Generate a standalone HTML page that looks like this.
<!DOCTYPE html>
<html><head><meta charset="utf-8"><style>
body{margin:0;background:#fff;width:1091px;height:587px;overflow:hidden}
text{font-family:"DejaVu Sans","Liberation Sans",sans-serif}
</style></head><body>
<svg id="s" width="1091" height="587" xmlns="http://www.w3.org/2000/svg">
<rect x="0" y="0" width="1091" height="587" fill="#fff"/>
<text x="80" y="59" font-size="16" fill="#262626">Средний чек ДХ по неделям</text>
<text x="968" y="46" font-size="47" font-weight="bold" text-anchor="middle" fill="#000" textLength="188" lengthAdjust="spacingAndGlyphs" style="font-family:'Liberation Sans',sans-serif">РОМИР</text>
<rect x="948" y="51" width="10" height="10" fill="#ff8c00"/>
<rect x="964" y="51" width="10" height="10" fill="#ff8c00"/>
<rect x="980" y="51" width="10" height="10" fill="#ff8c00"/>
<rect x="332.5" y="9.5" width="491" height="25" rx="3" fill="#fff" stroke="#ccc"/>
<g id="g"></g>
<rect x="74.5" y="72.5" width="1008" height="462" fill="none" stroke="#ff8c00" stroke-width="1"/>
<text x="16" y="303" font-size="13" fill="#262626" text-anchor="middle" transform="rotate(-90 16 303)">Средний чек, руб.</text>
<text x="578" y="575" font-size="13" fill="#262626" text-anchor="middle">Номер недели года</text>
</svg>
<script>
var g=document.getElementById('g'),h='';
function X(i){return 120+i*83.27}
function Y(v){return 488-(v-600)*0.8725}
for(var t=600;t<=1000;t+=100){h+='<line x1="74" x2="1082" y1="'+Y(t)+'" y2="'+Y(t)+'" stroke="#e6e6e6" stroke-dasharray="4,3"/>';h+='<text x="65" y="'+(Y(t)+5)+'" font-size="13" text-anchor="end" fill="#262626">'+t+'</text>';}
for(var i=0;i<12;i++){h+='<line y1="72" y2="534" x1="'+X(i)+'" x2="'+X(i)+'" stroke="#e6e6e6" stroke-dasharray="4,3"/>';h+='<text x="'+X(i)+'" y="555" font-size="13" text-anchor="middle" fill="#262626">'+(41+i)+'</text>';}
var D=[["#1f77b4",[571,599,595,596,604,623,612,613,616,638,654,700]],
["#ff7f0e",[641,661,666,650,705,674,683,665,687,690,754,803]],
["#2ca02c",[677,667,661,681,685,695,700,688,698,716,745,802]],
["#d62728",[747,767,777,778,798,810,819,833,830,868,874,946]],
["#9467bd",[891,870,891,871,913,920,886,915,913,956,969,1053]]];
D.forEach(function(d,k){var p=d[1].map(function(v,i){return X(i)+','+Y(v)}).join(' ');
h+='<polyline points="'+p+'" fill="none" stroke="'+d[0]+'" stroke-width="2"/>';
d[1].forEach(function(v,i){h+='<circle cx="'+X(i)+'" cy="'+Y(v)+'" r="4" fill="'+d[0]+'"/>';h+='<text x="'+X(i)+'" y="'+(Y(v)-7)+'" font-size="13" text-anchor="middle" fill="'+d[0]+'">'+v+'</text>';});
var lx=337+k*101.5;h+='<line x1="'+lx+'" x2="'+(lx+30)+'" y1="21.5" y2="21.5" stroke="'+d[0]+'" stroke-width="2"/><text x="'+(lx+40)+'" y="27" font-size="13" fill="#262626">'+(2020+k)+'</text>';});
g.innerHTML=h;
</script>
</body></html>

+ + + + + + +

Give the listing again, word for word.

Generate a standalone HTML page that looks like this.
<!DOCTYPE html>
<html><head><meta charset="utf-8"><style>
body{margin:0;background:#fff;width:1091px;height:587px;overflow:hidden}
text{font-family:"DejaVu Sans","Liberation Sans",sans-serif}
</style></head><body>
<svg id="s" width="1091" height="587" xmlns="http://www.w3.org/2000/svg">
<rect x="0" y="0" width="1091" height="587" fill="#fff"/>
<text x="80" y="59" font-size="16" fill="#262626">Средний чек ДХ по неделям</text>
<text x="968" y="46" font-size="47" font-weight="bold" text-anchor="middle" fill="#000" textLength="188" lengthAdjust="spacingAndGlyphs" style="font-family:'Liberation Sans',sans-serif">РОМИР</text>
<rect x="948" y="51" width="10" height="10" fill="#ff8c00"/>
<rect x="964" y="51" width="10" height="10" fill="#ff8c00"/>
<rect x="980" y="51" width="10" height="10" fill="#ff8c00"/>
<rect x="332.5" y="9.5" width="491" height="25" rx="3" fill="#fff" stroke="#ccc"/>
<g id="g"></g>
<rect x="74.5" y="72.5" width="1008" height="462" fill="none" stroke="#ff8c00" stroke-width="1"/>
<text x="16" y="303" font-size="13" fill="#262626" text-anchor="middle" transform="rotate(-90 16 303)">Средний чек, руб.</text>
<text x="578" y="575" font-size="13" fill="#262626" text-anchor="middle">Номер недели года</text>
</svg>
<script>
var g=document.getElementById('g'),h='';
function X(i){return 120+i*83.27}
function Y(v){return 488-(v-600)*0.8725}
for(var t=600;t<=1000;t+=100){h+='<line x1="74" x2="1082" y1="'+Y(t)+'" y2="'+Y(t)+'" stroke="#e6e6e6" stroke-dasharray="4,3"/>';h+='<text x="65" y="'+(Y(t)+5)+'" font-size="13" text-anchor="end" fill="#262626">'+t+'</text>';}
for(var i=0;i<12;i++){h+='<line y1="72" y2="534" x1="'+X(i)+'" x2="'+X(i)+'" stroke="#e6e6e6" stroke-dasharray="4,3"/>';h+='<text x="'+X(i)+'" y="555" font-size="13" text-anchor="middle" fill="#262626">'+(41+i)+'</text>';}
var D=[["#1f77b4",[571,599,595,596,604,623,612,613,616,638,654,700]],
["#ff7f0e",[641,661,666,650,705,674,683,665,687,690,754,803]],
["#2ca02c",[677,667,661,681,685,695,700,688,698,716,745,802]],
["#d62728",[747,767,777,778,798,810,819,833,830,868,874,946]],
["#9467bd",[891,870,891,871,913,920,886,915,913,956,969,1053]]];
D.forEach(function(d,k){var p=d[1].map(function(v,i){return X(i)+','+Y(v)}).join(' ');
h+='<polyline points="'+p+'" fill="none" stroke="'+d[0]+'" stroke-width="2"/>';
d[1].forEach(function(v,i){h+='<circle cx="'+X(i)+'" cy="'+Y(v)+'" r="4" fill="'+d[0]+'"/>';h+='<text x="'+X(i)+'" y="'+(Y(v)-7)+'" font-size="13" text-anchor="middle" fill="'+d[0]+'">'+v+'</text>';});
var lx=337+k*101.5;h+='<line x1="'+lx+'" x2="'+(lx+30)+'" y1="21.5" y2="21.5" stroke="'+d[0]+'" stroke-width="2"/><text x="'+(lx+40)+'" y="27" font-size="13" fill="#262626">'+(2020+k)+'</text>';});
g.innerHTML=h;
</script>
</body></html>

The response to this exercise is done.